The Australian newspaper said Central Intelligence Agency (CIA) interrogators had put 200 questions to Hambali on behalf of the Australian Federal Police and Canberra's spy agency, Australian Security Intelligence Organization (ASIO), about the intentions of the Asian terror network Jamaah Islamiyah (JI) in Australia.
The responses confirmed the belief of both agencies that the JI cell covering Australia, known as Mantiqi 4, was the least developed and operationally capable of JI's four regions, the paper said.
Australian authorities believe they have disrupted the Australian wing that Hambali had difficulty knocking into shape.
The answers given to Australian authorities revealed that Hambali had almost no success in establishing a local Anglo-Saxon network and instead relied on two Indonesian brothers.
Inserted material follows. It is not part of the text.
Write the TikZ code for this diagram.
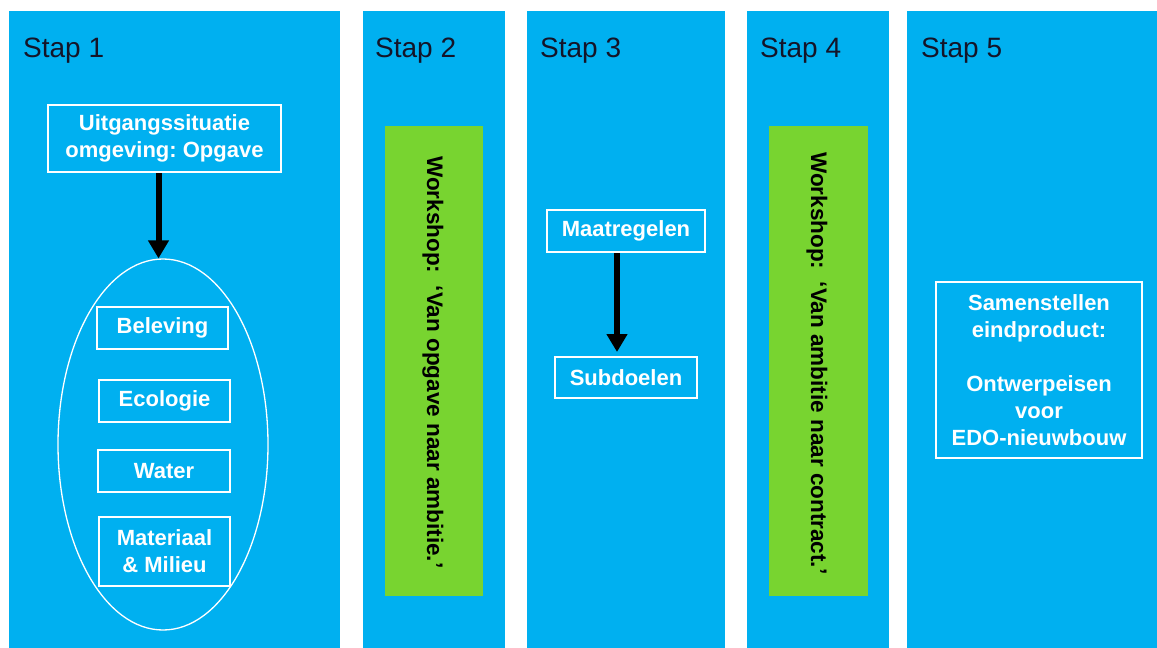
\documentclass[tikz,border=0pt]{standalone}
\usepackage{fontspec}
\setmainfont{Liberation Sans}
\usetikzlibrary{shapes.geometric,arrows.meta,calc}
\definecolor{panelblue}{RGB}{0,176,240}
\definecolor{wsgreen}{RGB}{120,212,48}
\definecolor{stapink}{RGB}{20,20,40}
\frenchspacing
\begin{document}
\frenchspacing
\begin{tikzpicture}[x=1pt,y=-1pt,
  panel/.style={fill=panelblue, draw=none},
  wbox/.style={draw=white, line width=2pt, text=white, font=\fontsize{22}{27}\selectfont\bfseries, align=center, inner sep=0pt},
  steplabel/.style={anchor=base west, inner sep=0pt, text=stapink, font=\fontsize{28}{34}\selectfont},
  greenbar/.style={fill=wsgreen, draw=none, inner sep=0pt},
  wstext/.style={rotate=-90, anchor=west, inner sep=0pt, font=\fontsize{22.5}{27}\selectfont\bfseries, text=black},
  flow/.style={line width=6pt, -{Triangle[width=20pt,length=18pt]}, black}
]
\fill[white] (0,0) rectangle (1157,648);
\useasboundingbox (0,0) rectangle (1157,648);
% panels
\fill[panel] (9,11) rectangle (340,648);
\fill[panel] (363,11) rectangle (505,648);
\fill[panel] (527,11) rectangle (725,648);
\fill[panel] (747,11) rectangle (889,648);
\fill[panel] (907,11) rectangle (1157,648);
% step labels
\node[steplabel] (s1) at (23,57) {Stap 1};
\node[steplabel] (s2) at (375,57) {Stap 2};
\node[steplabel] (s3) at (540,57) {Stap 3};
\node[steplabel] (s4) at (760,57) {Stap 4};
\node[steplabel] (s5) at (921,57) {Stap 5};
% stap 1
\node[wbox, minimum width=233pt, minimum height=67pt] (uitg) at (164.5,138.5) {Uitgangssituatie\\omgeving: Opgave};
\node[ellipse, draw=white, line width=1.3pt, minimum width=210pt, minimum height=371pt, inner sep=0pt] (ell) at (163,444.5) {};
\node[wbox, minimum width=131pt, minimum height=42pt] (bel) at (162.5,328) {Beleving};
\node[wbox, minimum width=131pt, minimum height=42pt] (eco) at (164.5,401) {Ecologie};
\node[wbox, minimum width=132pt, minimum height=42pt] (wat) at (164,471) {Water};
\node[wbox, minimum width=131pt, minimum height=69pt] (mat) at (164.5,551.5) {Materiaal\\\& Milieu};
\coordinate (a1x) at (158.5,0);
\draw[flow] (uitg.south -| a1x) -- (ell.north -| a1x);
% stap 2
\node[greenbar, minimum width=98pt, minimum height=470pt] (g2) at (434,361) {};
\node[wstext] (w2) at (433,156) {Workshop:\ \ ‘Van opgave naar ambitie.’};
% stap 3
\node[wbox, minimum width=158pt, minimum height=42pt] (maat) at (626,231) {Maatregelen};
\node[wbox, minimum width=142pt, minimum height=41pt] (sub) at (626,377.5) {Subdoelen};
\coordinate (a3x) at (617,0);
\draw[flow, shorten >=4pt] (maat.south -| a3x) -- (sub.north -| a3x);
% stap 4
\node[greenbar, minimum width=99pt, minimum height=470pt] (g4) at (818.5,361) {};
\node[wstext] (w4) at (817,152) {Workshop:\ \ ‘Van ambitie naar contract.’};
% stap 5
\node[wbox, minimum width=206pt, minimum height=176pt] (s5box) at (1039,370) {Samenstellen\\eindproduct:\\[27pt]Ontwerpeisen\\voor\\EDO-nieuwbouw};
\end{tikzpicture}
\end{document}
The one exception was alleged to be a local man who could not be legally named, but who has been under the sustained scrutiny of authorities.
One brother fled Australia in the days after the Sept. 11 2001 attacks in the United States and remains on the run, while another was deported from Australia because of immigration irregularities.
Hambali and his wife had been in hiding among the Thai Islamic minority in the city of Ayuthaya, less than 100 kilometers from Bangkok, when they were caught by U.S. and Thai agents last August.
Hambali is now being held at the U.S. military base on the Indian Ocean outpost of Diego Garcia along with two other key al- Qaeda operatives, its chief of operations Khalid Sheikh Mohammed and the confessed organizer of the Sept. 11 2001 terrorist attacks, Ramzi bin-al-Shibh, The Australian said.
He is alleged to have been the al-Qaeda leader who gave the go-ahead for the Bali bombings which killed 202 people including 88 Australians in October, 2002.
The CIA have not so far allowed direct access to Hambali either by Australian agencies or by officials of his native Indonesia.